··· Data block

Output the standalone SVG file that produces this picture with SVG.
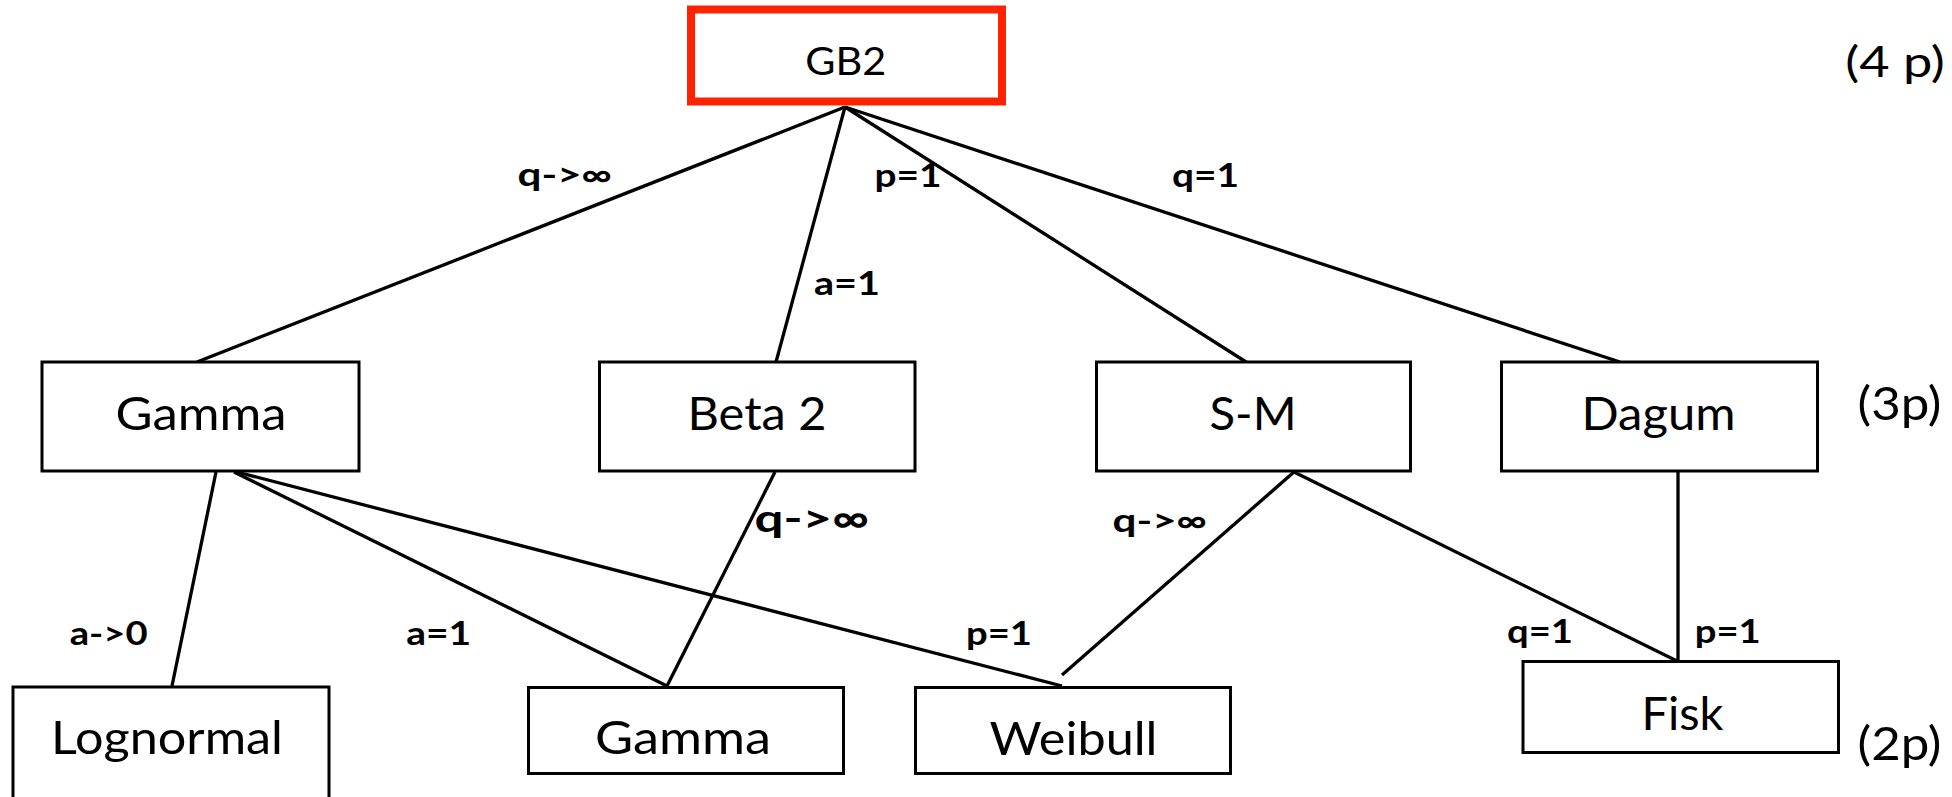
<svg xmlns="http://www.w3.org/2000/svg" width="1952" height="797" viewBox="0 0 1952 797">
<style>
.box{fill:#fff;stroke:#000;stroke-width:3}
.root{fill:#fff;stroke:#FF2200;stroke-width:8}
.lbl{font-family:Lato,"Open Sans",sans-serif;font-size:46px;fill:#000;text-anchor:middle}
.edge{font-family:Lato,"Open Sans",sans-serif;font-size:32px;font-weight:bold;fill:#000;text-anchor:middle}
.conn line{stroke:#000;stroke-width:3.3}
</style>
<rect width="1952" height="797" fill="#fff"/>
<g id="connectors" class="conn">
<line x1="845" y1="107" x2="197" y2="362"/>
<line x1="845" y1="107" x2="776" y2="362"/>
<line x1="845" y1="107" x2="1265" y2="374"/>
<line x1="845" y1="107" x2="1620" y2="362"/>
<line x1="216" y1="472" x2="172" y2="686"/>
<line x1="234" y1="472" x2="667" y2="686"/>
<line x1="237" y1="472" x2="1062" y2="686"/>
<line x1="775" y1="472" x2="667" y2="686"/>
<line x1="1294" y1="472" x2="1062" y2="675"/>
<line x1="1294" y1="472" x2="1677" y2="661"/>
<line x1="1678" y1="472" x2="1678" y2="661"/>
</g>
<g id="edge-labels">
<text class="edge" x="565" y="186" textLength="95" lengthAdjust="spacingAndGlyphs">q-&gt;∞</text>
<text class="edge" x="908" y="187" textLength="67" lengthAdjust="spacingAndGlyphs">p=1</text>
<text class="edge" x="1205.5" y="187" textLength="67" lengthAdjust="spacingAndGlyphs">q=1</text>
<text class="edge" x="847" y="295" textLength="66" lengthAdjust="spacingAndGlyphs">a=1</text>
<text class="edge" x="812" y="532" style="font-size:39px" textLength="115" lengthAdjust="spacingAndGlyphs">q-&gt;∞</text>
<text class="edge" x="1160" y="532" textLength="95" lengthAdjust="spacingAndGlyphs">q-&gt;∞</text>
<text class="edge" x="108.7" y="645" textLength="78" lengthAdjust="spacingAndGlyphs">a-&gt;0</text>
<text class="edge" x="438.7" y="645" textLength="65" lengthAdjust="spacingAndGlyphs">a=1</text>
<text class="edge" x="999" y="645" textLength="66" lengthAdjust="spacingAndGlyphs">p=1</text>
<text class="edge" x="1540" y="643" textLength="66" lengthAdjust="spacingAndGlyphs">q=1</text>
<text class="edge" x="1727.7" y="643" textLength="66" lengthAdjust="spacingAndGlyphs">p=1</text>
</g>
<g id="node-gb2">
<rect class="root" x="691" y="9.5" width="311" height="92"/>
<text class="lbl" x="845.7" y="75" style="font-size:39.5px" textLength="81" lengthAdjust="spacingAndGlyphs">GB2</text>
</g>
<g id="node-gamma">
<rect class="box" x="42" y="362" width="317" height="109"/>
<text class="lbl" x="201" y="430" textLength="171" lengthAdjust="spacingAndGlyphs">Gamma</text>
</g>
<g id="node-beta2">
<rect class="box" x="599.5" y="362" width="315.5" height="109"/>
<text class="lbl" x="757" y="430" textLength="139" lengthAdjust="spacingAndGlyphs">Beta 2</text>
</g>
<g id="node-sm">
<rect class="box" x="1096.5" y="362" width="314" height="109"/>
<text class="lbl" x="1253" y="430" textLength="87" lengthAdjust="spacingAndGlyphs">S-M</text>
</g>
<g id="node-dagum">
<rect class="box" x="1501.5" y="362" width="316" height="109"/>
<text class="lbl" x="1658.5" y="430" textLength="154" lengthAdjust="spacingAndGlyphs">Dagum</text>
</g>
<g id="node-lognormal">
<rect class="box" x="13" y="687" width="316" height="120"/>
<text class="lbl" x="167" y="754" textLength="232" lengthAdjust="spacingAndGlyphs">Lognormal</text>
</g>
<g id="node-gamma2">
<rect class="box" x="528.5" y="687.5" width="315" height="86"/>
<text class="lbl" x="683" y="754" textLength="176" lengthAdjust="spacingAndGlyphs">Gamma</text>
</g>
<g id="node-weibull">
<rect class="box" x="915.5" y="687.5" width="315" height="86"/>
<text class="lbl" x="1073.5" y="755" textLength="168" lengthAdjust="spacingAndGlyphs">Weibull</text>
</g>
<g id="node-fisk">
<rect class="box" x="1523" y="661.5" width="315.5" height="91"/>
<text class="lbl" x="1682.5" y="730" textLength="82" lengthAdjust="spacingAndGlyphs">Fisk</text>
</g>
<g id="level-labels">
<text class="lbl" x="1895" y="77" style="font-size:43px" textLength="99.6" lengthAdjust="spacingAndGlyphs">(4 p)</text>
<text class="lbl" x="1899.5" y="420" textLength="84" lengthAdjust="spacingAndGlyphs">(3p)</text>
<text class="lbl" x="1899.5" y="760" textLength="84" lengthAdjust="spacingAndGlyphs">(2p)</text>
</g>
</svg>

······

◆ Task objective:
Copy out all of the data word for word. Do not carry over any picture.

◆ Solved problem:
Output the standalone SVG file that produces this picture with SVG.
<svg xmlns="http://www.w3.org/2000/svg" width="1952" height="797" viewBox="0 0 1952 797">
<style>
.box{fill:#fff;stroke:#000;stroke-width:3}
.root{fill:#fff;stroke:#FF2200;stroke-width:8}
.lbl{font-family:Lato,"Open Sans",sans-serif;font-size:46px;fill:#000;text-anchor:middle}
.edge{font-family:Lato,"Open Sans",sans-serif;font-size:32px;font-weight:bold;fill:#000;text-anchor:middle}
.conn line{stroke:#000;stroke-width:3.3}
</style>
<rect width="1952" height="797" fill="#fff"/>
<g id="connectors" class="conn">
<line x1="845" y1="107" x2="197" y2="362"/>
<line x1="845" y1="107" x2="776" y2="362"/>
<line x1="845" y1="107" x2="1265" y2="374"/>
<line x1="845" y1="107" x2="1620" y2="362"/>
<line x1="216" y1="472" x2="172" y2="686"/>
<line x1="234" y1="472" x2="667" y2="686"/>
<line x1="237" y1="472" x2="1062" y2="686"/>
<line x1="775" y1="472" x2="667" y2="686"/>
<line x1="1294" y1="472" x2="1062" y2="675"/>
<line x1="1294" y1="472" x2="1677" y2="661"/>
<line x1="1678" y1="472" x2="1678" y2="661"/>
</g>
<g id="edge-labels">
<text class="edge" x="565" y="186" textLength="95" lengthAdjust="spacingAndGlyphs">q-&gt;∞</text>
<text class="edge" x="908" y="187" textLength="67" lengthAdjust="spacingAndGlyphs">p=1</text>
<text class="edge" x="1205.5" y="187" textLength="67" lengthAdjust="spacingAndGlyphs">q=1</text>
<text class="edge" x="847" y="295" textLength="66" lengthAdjust="spacingAndGlyphs">a=1</text>
<text class="edge" x="812" y="532" style="font-size:39px" textLength="115" lengthAdjust="spacingAndGlyphs">q-&gt;∞</text>
<text class="edge" x="1160" y="532" textLength="95" lengthAdjust="spacingAndGlyphs">q-&gt;∞</text>
<text class="edge" x="108.7" y="645" textLength="78" lengthAdjust="spacingAndGlyphs">a-&gt;0</text>
<text class="edge" x="438.7" y="645" textLength="65" lengthAdjust="spacingAndGlyphs">a=1</text>
<text class="edge" x="999" y="645" textLength="66" lengthAdjust="spacingAndGlyphs">p=1</text>
<text class="edge" x="1540" y="643" textLength="66" lengthAdjust="spacingAndGlyphs">q=1</text>
<text class="edge" x="1727.7" y="643" textLength="66" lengthAdjust="spacingAndGlyphs">p=1</text>
</g>
<g id="node-gb2">
<rect class="root" x="691" y="9.5" width="311" height="92"/>
<text class="lbl" x="845.7" y="75" style="font-size:39.5px" textLength="81" lengthAdjust="spacingAndGlyphs">GB2</text>
</g>
<g id="node-gamma">
<rect class="box" x="42" y="362" width="317" height="109"/>
<text class="lbl" x="201" y="430" textLength="171" lengthAdjust="spacingAndGlyphs">Gamma</text>
</g>
<g id="node-beta2">
<rect class="box" x="599.5" y="362" width="315.5" height="109"/>
<text class="lbl" x="757" y="430" textLength="139" lengthAdjust="spacingAndGlyphs">Beta 2</text>
</g>
<g id="node-sm">
<rect class="box" x="1096.5" y="362" width="314" height="109"/>
<text class="lbl" x="1253" y="430" textLength="87" lengthAdjust="spacingAndGlyphs">S-M</text>
</g>
<g id="node-dagum">
<rect class="box" x="1501.5" y="362" width="316" height="109"/>
<text class="lbl" x="1658.5" y="430" textLength="154" lengthAdjust="spacingAndGlyphs">Dagum</text>
</g>
<g id="node-lognormal">
<rect class="box" x="13" y="687" width="316" height="120"/>
<text class="lbl" x="167" y="754" textLength="232" lengthAdjust="spacingAndGlyphs">Lognormal</text>
</g>
<g id="node-gamma2">
<rect class="box" x="528.5" y="687.5" width="315" height="86"/>
<text class="lbl" x="683" y="754" textLength="176" lengthAdjust="spacingAndGlyphs">Gamma</text>
</g>
<g id="node-weibull">
<rect class="box" x="915.5" y="687.5" width="315" height="86"/>
<text class="lbl" x="1073.5" y="755" textLength="168" lengthAdjust="spacingAndGlyphs">Weibull</text>
</g>
<g id="node-fisk">
<rect class="box" x="1523" y="661.5" width="315.5" height="91"/>
<text class="lbl" x="1682.5" y="730" textLength="82" lengthAdjust="spacingAndGlyphs">Fisk</text>
</g>
<g id="level-labels">
<text class="lbl" x="1895" y="77" style="font-size:43px" textLength="99.6" lengthAdjust="spacingAndGlyphs">(4 p)</text>
<text class="lbl" x="1899.5" y="420" textLength="84" lengthAdjust="spacingAndGlyphs">(3p)</text>
<text class="lbl" x="1899.5" y="760" textLength="84" lengthAdjust="spacingAndGlyphs">(2p)</text>
</g>
</svg>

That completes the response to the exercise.